* [Material]:
++++++++++

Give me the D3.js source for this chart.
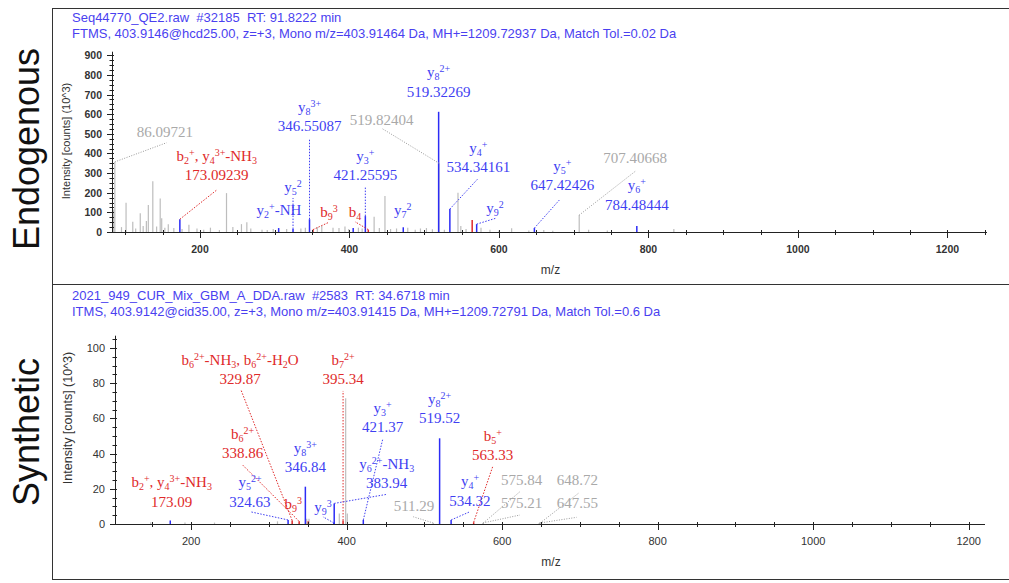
<!DOCTYPE html>
<html>
<head>
<meta charset="utf-8">
<script src="https://cdn.jsdelivr.net/npm/d3@7"></script>
<style>
  body { margin: 0; background: #fff; }
  svg { display: block; }
  .hdr { white-space: pre; }
</style>
</head>
<body>
<svg id="chart" width="1009" height="583"></svg>
<script>
// ---------- Endogenous spectrum (HCD, Orbitrap) ----------
const topHeader = [
  "Seq44770_QE2.raw  #32185  RT: 91.8222 min",
  "FTMS, 403.9146@hcd25.00, z=+3, Mono m/z=403.91464 Da, MH+=1209.72937 Da, Match Tol.=0.02 Da"
];
// unassigned peaks [m/z, intensity (10^3)]
const topNoise = [
  [84.5,115],[86.09721,357],[95,25],[101.1,149],[110.1,52],[114,18],[120.1,96],[124,30],
  [128.3,56],[130.9,137],[136.9,259],[142,28],[146.8,171],[148.8,70],[153,22],[157.6,40],
  [165,20],[176,15],[185.2,37],[196,18],[205,12],[214,22],[226,10],[235.5,198],[244,25],
  [255.5,40],[262.7,50],[268,18],[283,12],[290,10],[298,15],[316,15],[335,18],[341,22],
  [357,25],[363,30],[378,22],[386,20],[394,28],[399,15],[412,22],[417,18],[433,78],
  [440,20],[447.5,183],[455,15],[463,18],[478,22],[488,12],[495,18],[503,20],[511,14],
  [519.82404,350],[527,12],[545.2,200],[549,30],[556,15],[576,22],[588,12],[600,8],
  [617,19],[640,8],[660,10],[672,6],[707.40668,86],[720,12],[745,8],[834,15]
];
// y-type matched peaks
const topYIons = [
  [173.09239,65],[305.3,20],[324.5,15],[346.55087,65],[405,20],[421.25595,81],[472,24],
  [519.32269,612],[534.34161,117],[570.2,40],[647.42426,20],[784.48444,30]
];
// b-type matched peaks
const topBIons = [[351.2,12],[425.2,12],[564.2,61]];
// annotations: [ion, value, kind, label m/z, label int, tip m/z, tip int, peak m/z, peak int]
const topLabels = [
  ["", "86.09721", "n", 153.2, 510.7, 155.5, 454.7, 86.09721, 357],
  ["b_2^+, y_4^{3+}-NH_3", "173.09239", "b", 222.4, 290.2, 222.4, 213.8, 173.09239, 65],
  ["y_5^2", "", "y", 324.5, 230.6, 324.5, 173, 324.5, 15],
  ["y_2^+-NH", "", "y", 305.7, 112, null, null, 305.3, 20],
  ["y_8^{3+}", "346.55087", "y", 346.55087, 539.7, 346.55087, 473.5, 346.55087, 65],
  ["b_9^3", "", "b", 372.6, 103, 371.3, 47.3, 351.2, 12],
  ["b_4", "", "b", 407.4, 103, 407.4, 52.4, 425.2, 12],
  ["y_3^+", "421.25595", "y", 421.25595, 290.2, 421.25595, 230.6, 421.25595, 81],
  ["y_7^2", "", "y", 471.2, 112, null, null, 472, 24],
  ["y_8^{2+}", "519.32269", "y", 519.32269, 714.3, null, null, 519.32269, 612],
  ["", "519.82404", "n", 443.1, 570.2, 443.1, 528, 519.82404, 350],
  ["y_4^+", "534.34161", "y", 572.4, 329.4, 572.4, 273.4, 534.34161, 117],
  ["y_9^2", "", "y", 594.7, 120.6, 595.6, 69.8, 570.2, 40],
  ["y_5^+", "647.42426", "y", 684.8, 239.3, 681.7, 166.5, 647.42426, 20],
  ["", "707.40668", "n", 782.1, 375.2, 783.4, 312, 707.40668, 86],
  ["y_6^+", "784.48444", "y", 784.48444, 137.5, null, null, 784.48444, 30]
];
const topXTicks = [200, 400, 600, 800, 1000, 1200];
const topYTicks = [0, 100, 200, 300, 400, 500, 600, 700, 800, 900];

// ---------- Synthetic spectrum (CID, ion trap) ----------
const botHeader = [
  "2021_949_CUR_Mix_GBM_A_DDA.raw  #2583  RT: 34.6718 min",
  "ITMS, 403.9142@cid35.00, z=+3, Mono m/z=403.91415 Da, MH+=1209.72791 Da, Match Tol.=0.6 Da"
];
const botNoise = [
  [148,1],[192,0.8],[230,0.8],[311,1.5],[348.6,3],[351.5,3],[390.5,6],[398.7,71.4],
  [400.8,6],[511.29,0.6],[575.21,0.6],[575.84,0.6],[647.55,0.5],[648.72,0.5]
];
const botYIons = [
  [173.09,2],[324.63,2.3],[346.84,21.2],[383.5,0.6],[383.94,11.7],[421.37,2.3],
  [519.52,48.7],[534.32,2.3]
];
const botBIons = [[329.87,2],[338.86,1.5],[350.5,1.5],[395.34,2],[563.33,1]];
const botLabels = [
  ["b_6^{2+}-NH_3, b_6^{2+}-H_2O", "329.87", "b", 262.8, 82.2, 264.1, 76.1, 329.87, 2],
  ["b_7^{2+}", "395.34", "b", 395.34, 82.2, 395.34, 75.6, 395.34, 2],
  ["b_6^{2+}", "338.86", "b", 266.2, 40.2, 266.2, 33.5, 338.86, 1.5],
  ["y_8^{3+}", "346.84", "y", 346.84, 32.2, null, null, 346.84, 21.2],
  ["b_2^+, y_4^{3+}-NH_3", "173.09", "b", 174.9, 12.7, null, null, 173.09, 2],
  ["y_5^{2+}", "324.63", "y", 275.6, 12.7, 275.6, 7, 324.63, 2.3],
  ["b_9^3", "", "b", 331.3, 11.4, null, null, 338.86, 1.5],
  ["y_9^3", "", "y", 369.5, 9.8, 369.5, 4.1, 383.5, 0.6],
  ["y_6^{2+}-NH_3", "383.94", "y", 451.5, 23.1, 452.2, 16.9, 383.94, 11.7],
  ["y_3^+", "421.37", "y", 446.3, 54.9, 446.3, 48.1, 421.37, 2.3],
  ["y_8^{2+}", "519.52", "y", 519.52, 60, null, null, 519.52, 48.7],
  ["b_5^+", "563.33", "b", 587.8, 39.2, 587.8, 32.6, 563.33, 1],
  ["y_4^+", "534.32", "y", 558.6, 13.2, 558.6, 7, 534.32, 2.3],
  ["", "511.29", "n", 486.6, 10.2, 485.7, 4.1, 511.29, 0.6],
  ["", "575.84", "n", 625.1, 25, 622.9, 18.4, 575.84, 0.6],
  ["", "575.21", "n", 625.1, 11.8, 622.9, 5.1, 575.21, 0.6],
  ["", "648.72", "n", 696.6, 25, 697.9, 17.4, 648.72, 0.5],
  ["", "647.55", "n", 696.6, 11.8, 695.8, 3.8, 647.55, 0.5]
];
const botXTicks = [200, 400, 600, 800, 1000, 1200];
const botYTicks = [0, 20, 40, 60, 80, 100];

const sideTitles = ["Endogenous", "Synthetic"];

// ---------- styling ----------
const labelColor = { y: "#3f3ff2", b: "#e02a2a", n: "#a9a9a9" };
const peakColor = { y: "#2c2cf6", b: "#e02a2a", n: "#bdbdbd" };
const headerColor = "#4a3ff0";
const axisColor = "#222";
const serif = "'Liberation Serif', 'DejaVu Serif', serif";
const sans = "'Liberation Sans', Arial, sans-serif";

const svg = d3.select("#chart");

// outer frame
const frame = svg.append("g").attr("stroke", "#333").attr("stroke-width", 1);
frame.append("line").attr("x1", 52.5).attr("x2", 52.5).attr("y1", 8).attr("y2", 580);
frame.append("line").attr("x1", 52).attr("x2", 1009).attr("y1", 8.5).attr("y2", 8.5);
frame.append("line").attr("x1", 52).attr("x2", 1009).attr("y1", 284.5).attr("y2", 284.5);
frame.append("line").attr("x1", 52).attr("x2", 1009).attr("y1", 579.5).attr("y2", 579.5);

// side titles
[[sideTitles[0], 149], [sideTitles[1], 432]].forEach(([t, cy]) => {
  svg.append("text")
    .attr("transform", `translate(39,${cy}) rotate(-90)`)
    .attr("text-anchor", "middle")
    .attr("font-family", sans).attr("font-size", 36).attr("fill", "#111")
    .text(t);
});

function parseIon(s) {
  const out = [];
  let i = 0;
  while (i < s.length) {
    const c = s[i];
    if (c === "_" || c === "^") {
      let t;
      if (s[i + 1] === "{") { const j = s.indexOf("}", i); t = s.slice(i + 2, j); i = j + 1; }
      else { t = s[i + 1]; i += 2; }
      out.push({ t, mode: c === "_" ? "sub" : "sup" });
    } else {
      let j = i;
      while (j < s.length && s[j] !== "_" && s[j] !== "^") j++;
      out.push({ t: s.slice(i, j), mode: "n" });
      i = j;
    }
  }
  return out;
}

function richText(g, str, x, y, color) {
  const t = g.append("text").attr("x", x).attr("y", y)
    .attr("text-anchor", "middle").attr("fill", color)
    .attr("font-family", serif).attr("font-size", 15);
  let shift = 0;
  parseIon(str).forEach(seg => {
    const target = seg.mode === "sub" ? 3 : seg.mode === "sup" ? -5 : 0;
    t.append("tspan").attr("dy", target - shift)
      .attr("font-size", seg.mode === "n" ? 15 : 10).text(seg.t);
    shift = target;
  });
}

function drawPanel(p) {
  const g = svg.append("g");
  const { x, y } = p;
  const [x0, x1] = x.range();
  const y0 = y(0);

  // header lines
  p.header.forEach((h, i) => {
    g.append("text").attr("class", "hdr")
      .attr("x", 72).attr("y", p.headerY + i * 16)
      .attr("font-family", sans).attr("font-size", 13).attr("fill", headerColor)
      .text(h);
  });

  // peaks: noise first, then b, then y
  const peaks = g.append("g");
  const drawSet = (arr, kind, w) => {
    peaks.selectAll(null).data(arr).enter().append("line")
      .attr("x1", d => x(d[0])).attr("x2", d => x(d[0]))
      .attr("y1", y0).attr("y2", d => y(d[1]))
      .attr("stroke", peakColor[kind]).attr("stroke-width", w);
  };
  drawSet(p.noise, "n", 1.2);
  drawSet(p.bIons, "b", 1.5);
  drawSet(p.yIons, "y", 1.5);

  // annotation leaders + text
  const ann = g.append("g");
  p.labels.forEach(L => {
    const [ion, val, kind, lm, li, tm, ti, pm, pi] = L;
    if (tm !== null) {
      ann.append("line")
        .attr("x1", x(pm)).attr("y1", y(pi))
        .attr("x2", x(tm)).attr("y2", y(ti))
        .attr("stroke", kind === "n" ? "#9a9a9a" : labelColor[kind])
        .attr("stroke-width", 1)
        .attr("stroke-dasharray", kind === "n" ? "1,1.5" : "1.5,1.5");
    }
    const cx = x(lm), cy = y(li);
    if (ion && val) {
      richText(ann, ion, cx, cy - 19.5 + 5, labelColor[kind]);
      richText(ann, val, cx, cy + 5, labelColor[kind]);
    } else {
      richText(ann, ion || val, cx, cy + 5, labelColor[kind]);
    }
  });

  // axes
  const ax = g.append("g").attr("stroke", axisColor);
  ax.append("line").attr("x1", x0).attr("x2", x1).attr("y1", y0 + 0.5).attr("y2", y0 + 0.5);
  ax.append("line").attr("x1", x0 + 0.5).attr("x2", x0 + 0.5).attr("y1", y0).attr("y2", y.range()[1]);

  // x ticks
  const xd = x.domain();
  const minorX = d3.range(Math.ceil(xd[0] / 50) * 50, xd[1] + 0.01, 50);
  ax.selectAll(null).data(minorX).enter().append("line")
    .attr("x1", d => Math.round(x(d)) + 0.5).attr("x2", d => Math.round(x(d)) + 0.5)
    .attr("y1", y0 - 2).attr("y2", d => y0 + (p.xTicks.includes(d) ? 6 : 3));
  g.selectAll(null).data(p.xTicks).enter().append("text")
    .attr("x", d => x(d)).attr("y", y0 + 21)
    .attr("text-anchor", "middle").attr("font-family", sans)
    .attr("font-size", p.tickFont).attr("font-weight", p.tickWeight).attr("fill", "#333")
    .text(d => d);

  // y ticks
  const yd = y.domain();
  const minorY = d3.range(0, yd[1] + 0.01, p.yMinor);
  ax.selectAll(null).data(minorY).enter().append("line")
    .attr("y1", d => Math.round(y(d)) + 0.5).attr("y2", d => Math.round(y(d)) + 0.5)
    .attr("x1", d => x0 - (p.yTicks.includes(d) ? 5 : 2.5)).attr("x2", x0 + 2);
  g.selectAll(null).data(p.yTicks).enter().append("text")
    .attr("x", x0 - 10).attr("y", d => y(d) + 4)
    .attr("text-anchor", "end").attr("font-family", sans)
    .attr("font-size", p.tickFont).attr("font-weight", p.tickWeight).attr("fill", "#333")
    .text(d => d);

  // axis titles
  g.append("text").attr("x", (x0 + x1) / 2 + 1).attr("y", p.mzY)
    .attr("text-anchor", "middle").attr("font-family", sans)
    .attr("font-size", 12).attr("fill", "#333").text("m/z");
  g.append("text")
    .attr("transform", `translate(${p.yTitleX},${p.yTitleY}) rotate(-90)`)
    .attr("text-anchor", "middle").attr("font-family", sans)
    .attr("font-size", p.yTitleFont).attr("fill", "#333")
    .text("Intensity [counts] (10^3)");
}

drawPanel({
  x: d3.scaleLinear().domain([82.3, 1253]).range([112, 987]),
  y: d3.scaleLinear().domain([0, 918]).range([232, 51.7]),
  header: topHeader, headerY: 22,
  noise: topNoise, yIons: topYIons, bIons: topBIons, labels: topLabels,
  xTicks: topXTicks, yTicks: topYTicks, yMinor: 25,
  tickFont: 10.5, tickWeight: "bold",
  mzY: 274, yTitleX: 70, yTitleY: 141, yTitleFont: 11
});

drawPanel({
  x: d3.scaleLinear().domain([102, 1221]).range([115, 985]),
  y: d3.scaleLinear().domain([0, 107]).range([524, 335.7]),
  header: botHeader, headerY: 300,
  noise: botNoise, yIons: botYIons, bIons: botBIons, labels: botLabels,
  xTicks: botXTicks, yTicks: botYTicks, yMinor: 5,
  tickFont: 11, tickWeight: "normal",
  mzY: 566, yTitleX: 72, yTitleY: 418, yTitleFont: 12.5
});
</script>
</body>
</html>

++++++++++

* [Task description]: From the data above, copy each line where the string "chart" appears.

* [The reply]:
Give me the D3.js source for this chart.
<svg id="chart" width="1009" height="583"></svg>
const svg = d3.select("#chart");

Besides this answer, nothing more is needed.